Cruising Buenos Aires: Queer subjectivities in Alejandro Modarelli’s ‘El amargo retiro de la Betty Boop’.
Eamon McCarthy, University of Glasgow
20-minute talk
Modarelli’s story ‘El amargo retiro de la Betty Boop’ opens the collection Rosa Prepucio (2011) with an elegy to cottaging. Solana (2017) has already shown that the camp nostalgia in this text should not be viewed simply as a melancholic elegy to a lost way of life and I want to explore the ways in which the narrator boldly affirms the need for queer spaces that resist the normalisation of same-sex desire between men along carefully delineated lines. In the story Modarelli explores the marginalised gay male experience, with an emphasis on effeminate men, but also including ‘el puto viejo, el puto feo, el puto pobre’ [‘the old fag, the ugly fag, the poor fag’] (Modarelli 2011: 12). He places these experiences against the backdrop of the shift from dictatorship to democracy in the 1980s, noting the changing ways in which homosexuality was viewed within society. He presents his reader with a diverse range of people that fall within the very broad category of men who have sex with men and he specifically highlights the ways in which the modernisation of spaces within the city erases and curtails the breadth of queer subjectivities because of the regulation and closing of spaces that had been used for cruising.
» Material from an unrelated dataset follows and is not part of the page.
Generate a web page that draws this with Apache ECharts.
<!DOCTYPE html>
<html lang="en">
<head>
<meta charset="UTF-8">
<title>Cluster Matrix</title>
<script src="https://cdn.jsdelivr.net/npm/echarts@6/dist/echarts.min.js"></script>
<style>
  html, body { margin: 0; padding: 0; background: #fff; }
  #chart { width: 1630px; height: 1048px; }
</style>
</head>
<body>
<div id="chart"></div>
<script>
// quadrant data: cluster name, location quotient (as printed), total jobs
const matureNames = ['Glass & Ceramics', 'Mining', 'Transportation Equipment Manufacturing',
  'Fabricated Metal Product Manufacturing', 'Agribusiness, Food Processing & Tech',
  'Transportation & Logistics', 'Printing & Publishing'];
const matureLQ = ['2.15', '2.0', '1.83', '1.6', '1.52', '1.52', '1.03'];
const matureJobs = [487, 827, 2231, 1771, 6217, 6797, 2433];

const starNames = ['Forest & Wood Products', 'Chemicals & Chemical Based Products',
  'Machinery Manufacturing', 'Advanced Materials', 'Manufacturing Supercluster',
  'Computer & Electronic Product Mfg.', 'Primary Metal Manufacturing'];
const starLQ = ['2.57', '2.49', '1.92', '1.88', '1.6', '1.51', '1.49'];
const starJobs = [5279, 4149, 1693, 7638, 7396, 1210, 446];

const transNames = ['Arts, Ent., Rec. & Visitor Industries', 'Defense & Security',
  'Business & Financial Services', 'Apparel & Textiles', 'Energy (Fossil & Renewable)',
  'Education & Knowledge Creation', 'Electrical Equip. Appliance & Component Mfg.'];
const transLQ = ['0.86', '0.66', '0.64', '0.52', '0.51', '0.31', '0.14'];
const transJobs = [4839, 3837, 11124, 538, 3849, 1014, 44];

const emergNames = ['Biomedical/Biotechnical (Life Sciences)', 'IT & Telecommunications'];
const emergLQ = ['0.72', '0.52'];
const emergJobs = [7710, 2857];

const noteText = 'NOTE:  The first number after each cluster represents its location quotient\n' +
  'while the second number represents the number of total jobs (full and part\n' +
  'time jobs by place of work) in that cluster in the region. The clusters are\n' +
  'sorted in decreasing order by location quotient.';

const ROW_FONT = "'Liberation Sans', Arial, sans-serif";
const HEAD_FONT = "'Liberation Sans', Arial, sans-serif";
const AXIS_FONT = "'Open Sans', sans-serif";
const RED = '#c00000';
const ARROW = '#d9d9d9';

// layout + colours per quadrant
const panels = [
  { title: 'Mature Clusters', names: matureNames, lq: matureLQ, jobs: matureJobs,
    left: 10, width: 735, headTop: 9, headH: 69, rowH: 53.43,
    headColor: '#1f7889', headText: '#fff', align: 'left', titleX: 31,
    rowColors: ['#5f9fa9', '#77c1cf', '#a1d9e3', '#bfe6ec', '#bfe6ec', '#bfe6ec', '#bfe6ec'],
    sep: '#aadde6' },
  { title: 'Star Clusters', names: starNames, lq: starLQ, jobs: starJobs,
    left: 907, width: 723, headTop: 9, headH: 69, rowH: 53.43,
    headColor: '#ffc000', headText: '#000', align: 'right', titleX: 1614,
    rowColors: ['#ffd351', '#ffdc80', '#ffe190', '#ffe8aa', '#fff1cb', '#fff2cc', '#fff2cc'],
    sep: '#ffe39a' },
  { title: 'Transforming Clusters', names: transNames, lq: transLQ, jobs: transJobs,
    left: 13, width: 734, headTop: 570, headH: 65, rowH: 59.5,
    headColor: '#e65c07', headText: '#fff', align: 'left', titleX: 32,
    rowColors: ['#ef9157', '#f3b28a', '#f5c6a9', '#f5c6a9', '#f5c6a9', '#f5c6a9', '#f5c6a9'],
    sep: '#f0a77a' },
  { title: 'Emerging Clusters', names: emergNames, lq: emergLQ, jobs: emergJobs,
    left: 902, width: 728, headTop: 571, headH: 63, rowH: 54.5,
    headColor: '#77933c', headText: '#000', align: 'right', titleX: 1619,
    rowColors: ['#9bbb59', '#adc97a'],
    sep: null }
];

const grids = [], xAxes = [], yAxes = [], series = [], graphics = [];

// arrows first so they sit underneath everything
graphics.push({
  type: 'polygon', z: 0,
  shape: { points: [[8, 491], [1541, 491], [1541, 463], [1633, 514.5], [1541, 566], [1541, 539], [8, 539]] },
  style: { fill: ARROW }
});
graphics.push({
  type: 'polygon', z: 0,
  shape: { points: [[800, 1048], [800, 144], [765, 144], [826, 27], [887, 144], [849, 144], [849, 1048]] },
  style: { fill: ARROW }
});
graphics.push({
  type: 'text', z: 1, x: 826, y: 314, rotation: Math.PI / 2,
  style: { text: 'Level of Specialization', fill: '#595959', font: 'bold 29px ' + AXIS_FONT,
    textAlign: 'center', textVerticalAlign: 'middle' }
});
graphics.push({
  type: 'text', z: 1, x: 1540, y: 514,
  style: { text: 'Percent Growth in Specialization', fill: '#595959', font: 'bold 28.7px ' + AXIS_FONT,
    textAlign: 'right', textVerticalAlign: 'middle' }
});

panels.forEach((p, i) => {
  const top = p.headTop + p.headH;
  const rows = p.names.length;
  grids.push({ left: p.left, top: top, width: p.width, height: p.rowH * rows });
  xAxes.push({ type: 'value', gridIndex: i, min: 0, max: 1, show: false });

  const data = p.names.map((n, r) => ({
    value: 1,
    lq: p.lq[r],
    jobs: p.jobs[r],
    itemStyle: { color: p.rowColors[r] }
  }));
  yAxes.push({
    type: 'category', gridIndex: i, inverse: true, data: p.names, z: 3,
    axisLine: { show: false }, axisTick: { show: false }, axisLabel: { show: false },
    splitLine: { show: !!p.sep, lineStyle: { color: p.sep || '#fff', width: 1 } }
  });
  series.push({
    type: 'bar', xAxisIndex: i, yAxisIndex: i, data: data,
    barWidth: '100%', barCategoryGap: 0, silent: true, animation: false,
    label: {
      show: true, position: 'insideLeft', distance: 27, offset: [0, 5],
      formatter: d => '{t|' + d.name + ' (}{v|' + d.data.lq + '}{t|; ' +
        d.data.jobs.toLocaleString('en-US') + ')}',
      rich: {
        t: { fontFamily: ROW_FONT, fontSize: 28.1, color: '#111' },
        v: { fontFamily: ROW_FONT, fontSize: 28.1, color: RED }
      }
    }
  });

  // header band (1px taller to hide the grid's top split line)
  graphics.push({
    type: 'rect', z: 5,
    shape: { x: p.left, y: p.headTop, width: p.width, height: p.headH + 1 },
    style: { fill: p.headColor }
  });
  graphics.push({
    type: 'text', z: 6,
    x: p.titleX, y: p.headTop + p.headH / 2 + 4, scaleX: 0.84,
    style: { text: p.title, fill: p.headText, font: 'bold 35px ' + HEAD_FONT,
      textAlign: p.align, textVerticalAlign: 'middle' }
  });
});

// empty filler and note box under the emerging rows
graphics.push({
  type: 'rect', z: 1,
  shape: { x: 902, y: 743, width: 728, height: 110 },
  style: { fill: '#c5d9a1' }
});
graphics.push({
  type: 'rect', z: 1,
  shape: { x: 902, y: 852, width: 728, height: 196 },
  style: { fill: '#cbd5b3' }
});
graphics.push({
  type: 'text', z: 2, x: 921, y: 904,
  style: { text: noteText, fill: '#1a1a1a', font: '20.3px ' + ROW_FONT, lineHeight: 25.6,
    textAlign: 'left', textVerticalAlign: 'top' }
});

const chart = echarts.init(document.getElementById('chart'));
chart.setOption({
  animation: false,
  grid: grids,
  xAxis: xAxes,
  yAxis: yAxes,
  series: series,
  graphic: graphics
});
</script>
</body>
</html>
Moreover, he argues that political and economic shifts in Argentine society demonise the poor, create a culture of consumerism, and lead to more homophobic abuse towards effeminate gay men, as well as the killing of men who have sex with men. In other words, he shows that modernisation and progress are not all-encompassing and he highlights that they homogenise identities. In this paper, I want to think about the ways in which diverse sexual practices and queer subjects have been overlooked, marginalised or displaced as a more narrowly delineated homonormative subject emerges not out of the bathroom stall, but rather from other, more central queer spaces including the disco or sauna, which Modarelli dismisses as spaces for ‘pájaras iguales’ [‘birds of a feather’] (2011: 9).